Memory & Compute Optimization

Yield datasets for large operations frequently exceed 500 GB. Processing should leverage chunked I/O, Dask-GeoPandas for distributed spatial operations, and memory-mapped raster formats (e.g., Cloud Optimized GeoTIFF). Avoid loading entire field mosaics into RAM; instead, tile processing by field boundary or watershed unit.

CI/CD for Agronomic Models

Prescription logic evolves annually as soil tests update, crop varieties change, and regulatory limits shift. Containerize rate calculation functions, version-control agronomic parameters, and implement automated regression testing against historical field trials. This ensures that pipeline updates do not introduce unintended rate deviations.

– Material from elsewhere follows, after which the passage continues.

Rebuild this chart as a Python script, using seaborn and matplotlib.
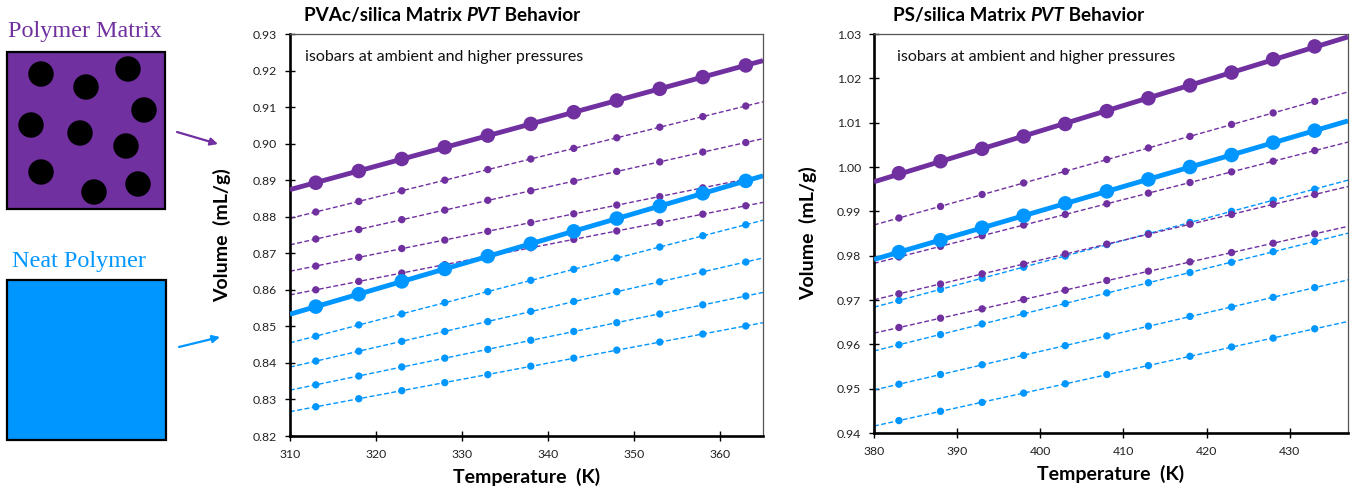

Data Governance & Auditability

Every prescription must be traceable. Implement immutable logging for input parameters, interpolation settings, zone definitions, and export timestamps. Store metadata alongside spatial outputs using standardized schemas, enabling compliance reporting and post-season ROI analysis.

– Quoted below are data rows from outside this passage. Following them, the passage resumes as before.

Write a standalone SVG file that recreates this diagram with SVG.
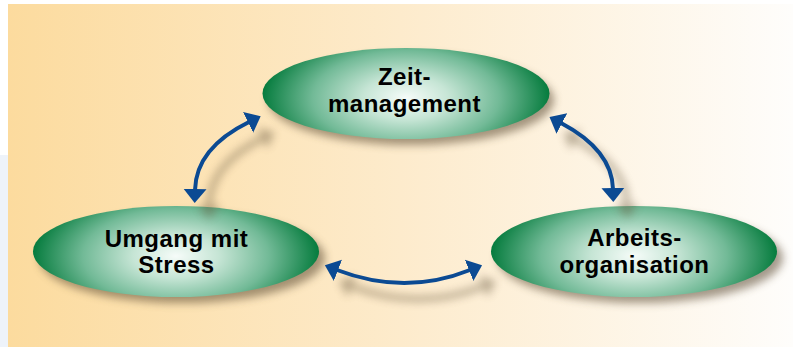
<svg xmlns="http://www.w3.org/2000/svg" width="793" height="347" viewBox="0 0 793 347">
<style>
.lbl{font-family:"Liberation Sans",Arial,sans-serif;font-weight:700;font-size:24px;letter-spacing:0.5px;fill:#000;text-anchor:middle}
.conn{fill:none;stroke:#0B4A93;stroke-width:4;marker-start:url(#ah);marker-end:url(#ah)}
.cshadow{fill:none;stroke:#6b5a40;stroke-width:6;marker-start:url(#ahs);marker-end:url(#ahs)}
.node{fill:url(#gEll)}
.nshadow{fill:#5a4a30;opacity:0.55;filter:url(#blurE)}
</style>
<defs>
<linearGradient id="gBg" x1="0" y1="0" x2="1" y2="0">
<stop offset="0" stop-color="#FCDB9E"/>
<stop offset="0.5" stop-color="#FDEBCC"/>
<stop offset="1" stop-color="#FEFDFB"/>
</linearGradient>
<radialGradient id="gEll" cx="0.5" cy="0.55" r="0.5" gradientTransform="translate(0.5,0.55) scale(1,1.6) translate(-0.5,-0.55)">
<stop offset="0" stop-color="#F6FCF9"/>
<stop offset="0.3" stop-color="#C6E5D5"/>
<stop offset="0.65" stop-color="#72BA97"/>
<stop offset="1" stop-color="#067C3E"/>
</radialGradient>
<filter id="blurE" x="-20%" y="-40%" width="140%" height="180%"><feGaussianBlur stdDeviation="4"/></filter>
<filter id="blurA" x="-50%" y="-50%" width="200%" height="200%"><feGaussianBlur stdDeviation="4.5"/></filter>
<marker id="ah" markerUnits="userSpaceOnUse" markerWidth="16" markerHeight="26" viewBox="0 -13 16 26" refX="1" refY="0" orient="auto-start-reverse">
<path d="M0,-11.5 L14,0 L0,11.5 Z" fill="#0B4A93"/>
</marker>
<marker id="ahs" markerUnits="userSpaceOnUse" markerWidth="16" markerHeight="26" viewBox="0 -13 16 26" refX="1" refY="0" orient="auto-start-reverse">
<path d="M0,-11.5 L14,0 L0,11.5 Z" fill="#6b5a40"/>
</marker>
</defs>
<rect x="0" y="0" width="793" height="347" fill="#FFFFFF"/>
<rect x="0" y="155" width="8" height="192" fill="#EEF3FA"/>
<rect x="8" y="4" width="785" height="343" fill="url(#gBg)"/>

<g id="shadows-nodes">
<ellipse class="nshadow" cx="411" cy="100" rx="143" ry="45"/>
<ellipse class="nshadow" cx="182" cy="258" rx="143" ry="45"/>
<ellipse class="nshadow" cx="640" cy="258" rx="143" ry="45"/>
</g>

<g id="node-zeit">
<ellipse class="node" cx="406" cy="93.5" rx="143.5" ry="45.5"/>
<text class="lbl" x="404.5" y="85">Zeit-</text>
<text class="lbl" x="404.5" y="112">management</text>
</g>
<g id="node-stress">
<ellipse class="node" cx="176" cy="251.5" rx="143" ry="45.5"/>
<text class="lbl" x="176.5" y="246.5">Umgang mit</text>
<text class="lbl" x="176.5" y="273">Stress</text>
</g>
<g id="node-arbeit">
<ellipse class="node" cx="634" cy="251.5" rx="143" ry="45.5"/>
<text class="lbl" x="634.5" y="246">Arbeits-</text>
<text class="lbl" x="634.5" y="273">organisation</text>
</g>

<g id="connectors">
<g opacity="0.45" filter="url(#blurA)">
<path class="cshadow" d="M 249,122 Q 196,148 195,190" transform="translate(14,16)"/>
<path class="cshadow" d="M 561,123 Q 612,150 613,189" transform="translate(14,16)"/>
<path class="cshadow" d="M 337,270 Q 405,296 470,270" transform="translate(14,16)"/>
</g>
<path class="conn" d="M 249,122 Q 196,148 195,190"/>
<path class="conn" d="M 561,123 Q 612,150 613,189"/>
<path class="conn" d="M 337,270 Q 405,296 470,270"/>
</g>
</svg>
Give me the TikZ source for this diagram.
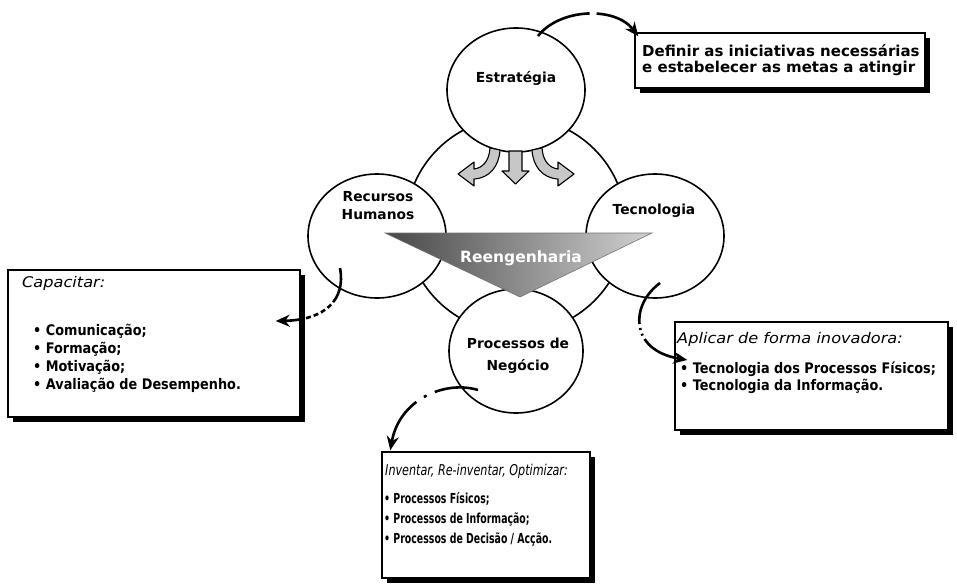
\documentclass[tikz,border=0pt]{standalone}
\usepackage{fontspec}
\setmainfont{DejaVu Sans}
\newfontfamily\headfont[FakeStretch=1.1]{DejaVu Sans}
\newfontfamily\itemfont[FakeStretch=0.88]{DejaVu Sans}
\newfontfamily\tightfont[FakeStretch=0.75]{DejaVu Sans}
\newfontfamily\narrowfont[FakeStretch=0.68]{DejaVu Sans}
\usetikzlibrary{shapes.geometric,shadows,arrows.meta,calc}
\newcommand\setfs[2]{\fontsize{#1}{#2}\selectfont}
\begin{document}
\begin{tikzpicture}[x=1pt,y=-1pt,
  hub/.style={ellipse,draw,line width=1.6pt,inner sep=0pt,minimum width=220pt,minimum height=216pt},
  ring/.style={ellipse,draw,line width=1.6pt,fill=white,inner sep=0pt,minimum width=138pt,minimum height=124pt},
  lbl/.style={font=\bfseries\setfs{13.8}{18},align=center,inner sep=0pt},
  card/.style={rectangle,draw,line width=1.4pt,fill=white,inner sep=0pt,
     drop shadow={shadow xshift=5pt,shadow yshift=-5pt,fill=black,opacity=1}},
  txt/.style={anchor=base west,inner sep=0pt},
  headtxt/.style={txt,font=\headfont\itshape\setfs{14.7}{18}},
  itemtxt/.style={txt,font=\itemfont\bfseries\setfs{14.6}{18}},
  tighthead/.style={txt,font=\tightfont\itshape\setfs{14.9}{18}},
  tightitem/.style={txt,font=\narrowfont\bfseries\setfs{13.8}{18}},
  notetxt/.style={txt,font=\bfseries\setfs{15}{16}},
  blockarrow/.style={fill=black!22,draw=black,line width=1.1pt,line join=round},
  link/.style={line width=2.6pt,-{Stealth[length=14pt,width=12pt]}},
]
\path[use as bounding box] (0,0) rectangle (957,583);

% central circle and the four surrounding circles
\node[hub] (hub) at (516,225) {};
\node[ring] (estr) at (516,90) {};
\node[ring] (rh) at (377,236) {};
\node[ring] (tec) at (655,236) {};
\node[ring,minimum width=134pt] (proc) at (516,351) {};

\node[lbl] (estrl) at (516,78) {Estratégia};
\node[lbl] (rhl) at (378,206) {Recursos\\Humanos};
\node[lbl] (tecl) at (654,211) {Tecnologia};
\node[lbl,font=\bfseries\setfs{13.8}{22}] (procl) at (518,356) {Processos de\\Negócio};

% shaded wedge across the middle
\shade[left color=black!72,middle color=black!45,right color=black!18,draw=black!55,line width=0.6pt]
  (385,233) -- (652,233) -- (520,297) -- cycle;
\node[font=\bfseries\setfs{15.5}{18},text=white,inner sep=0pt] (reeng) at (521,258) {Reengenharia};

% three block arrows under the top circle
\filldraw[blockarrow] (509,151) -- (522,151) -- (522,171) -- (529,171) -- (515.5,184) -- (502,171) -- (509,171) -- cycle;
\filldraw[blockarrow] (490,148) .. controls (489,162) and (482,168) .. (474,169) -- (474,162) -- (458,174)
  -- (474,186) -- (474,179) .. controls (490,178) and (499,166) .. (500,150) -- cycle;
\filldraw[blockarrow] (542,148) .. controls (543,162) and (550,168) .. (558,169) -- (558,162) -- (574,174)
  -- (558,186) -- (558,179) .. controls (542,178) and (533,166) .. (532,150) -- cycle;

% note boxes
\node[card,minimum width=290pt,minimum height=55pt] (defb) at (780,60.5) {};
\node[card,minimum width=292pt,minimum height=147pt] (capb) at (154,343.5) {};
\node[card,minimum width=273pt,minimum height=108pt] (aplb) at (811.5,376) {};
\node[card,minimum width=208pt,minimum height=126pt] (invb) at (486,515) {};

\node[notetxt] (def1) at (642,57) {Definir as iniciativas necessárias};
\node[notetxt] (def2) at (642,73) {e estabelecer as metas a atingir};

\node[headtxt] (cap0) at (22,287) {Capacitar:};
\node[itemtxt] (cap1) at (33,335) {• Comunicação;};
\node[itemtxt] (cap2) at (33,353) {• Formação;};
\node[itemtxt] (cap3) at (33,371) {• Motivação;};
\node[itemtxt] (cap4) at (33,389) {• Avaliação de Desempenho.};

\node[headtxt] (apl0) at (677,343) {Aplicar de forma inovadora:};
\node[itemtxt] (apl1) at (680,373) {• Tecnologia dos Processos Físicos;};
\node[itemtxt] (apl2) at (680,390) {• Tecnologia da Informação.};

\node[tighthead] (inv0) at (385,475) {Inventar, Re-inventar, Optimizar:};
\node[tightitem] (inv1) at (384,503) {• Processos Físicos;};
\node[tightitem] (inv2) at (384,523) {• Processos de Informação;};
\node[tightitem] (inv3) at (384,543) {• Processos de Decisão / Acção.};

% curved connectors from the circles to their notes
\coordinate (estr-out) at ($(estr.center)+(22,-54)$);
\coordinate (defb-in) at ($(defb.north west)+(4,4)$);
\coordinate (rh-out) at ($(rh.center)+(-37,32)$);
\coordinate (capb-in) at ($(capb.east)+(-25,-22.5)$);
\coordinate (tec-out) at ($(tec.center)+(5,47)$);
\coordinate (aplb-in) at ($(aplb.west)+(13,-16)$);
\coordinate (proc-out) at ($(proc.center)+(-38,39)$);
\coordinate (invb-in) at ($(invb.north west)+(9,-1)$);

\draw[link,dash pattern=on 58pt off 7pt on 200pt]
  (estr-out) .. controls +(22,-28) and +(-23,-30) .. (defb-in);
\draw[link,dash pattern=on 36pt off 3pt on 5pt off 3pt on 5pt off 3pt on 5pt off 3pt on 5pt off 3pt on 80pt]
  (rh-out) .. controls +(6,32) and +(49,-1) .. (capb-in);
\draw[link,dash pattern=on 48pt off 4pt on 2pt off 4pt on 2pt off 4pt on 120pt]
  (tec-out) .. controls +(-30,22) and +(-58,-10) .. (aplb-in);
\draw[link,dash pattern=on 44pt off 9pt on 3pt off 9pt on 120pt]
  (proc-out) .. controls +(-33,-10) and +(9,-51) .. (invb-in);
\end{tikzpicture}
\end{document}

Integration with External Data Sources

Prescription accuracy improves when yield maps are contextualized with USDA NRCS Web Soil Survey data, weather station networks, and satellite-derived biomass indices. Build modular data connectors that fetch, align, and cache external layers before interpolation, ensuring consistent spatial registration across all inputs.

Conclusion

Yield mapping and variable rate prescription generation form the technical backbone of precision agriculture. By engineering deterministic pipelines that clean noisy telemetry, interpolate continuous surfaces, delineate agronomic zones, calculate optimized rates, and validate hardware-compatible exports, agtech teams can deliver measurable input savings and yield stability. Success requires balancing statistical rigor with equipment constraints, enforcing strict interoperability standards, and designing for edge deployment realities. As Python GIS ecosystems mature and farm data interoperability improves, automated prescription generation will transition from a specialized workflow to a foundational component of scalable, data-driven farming operations.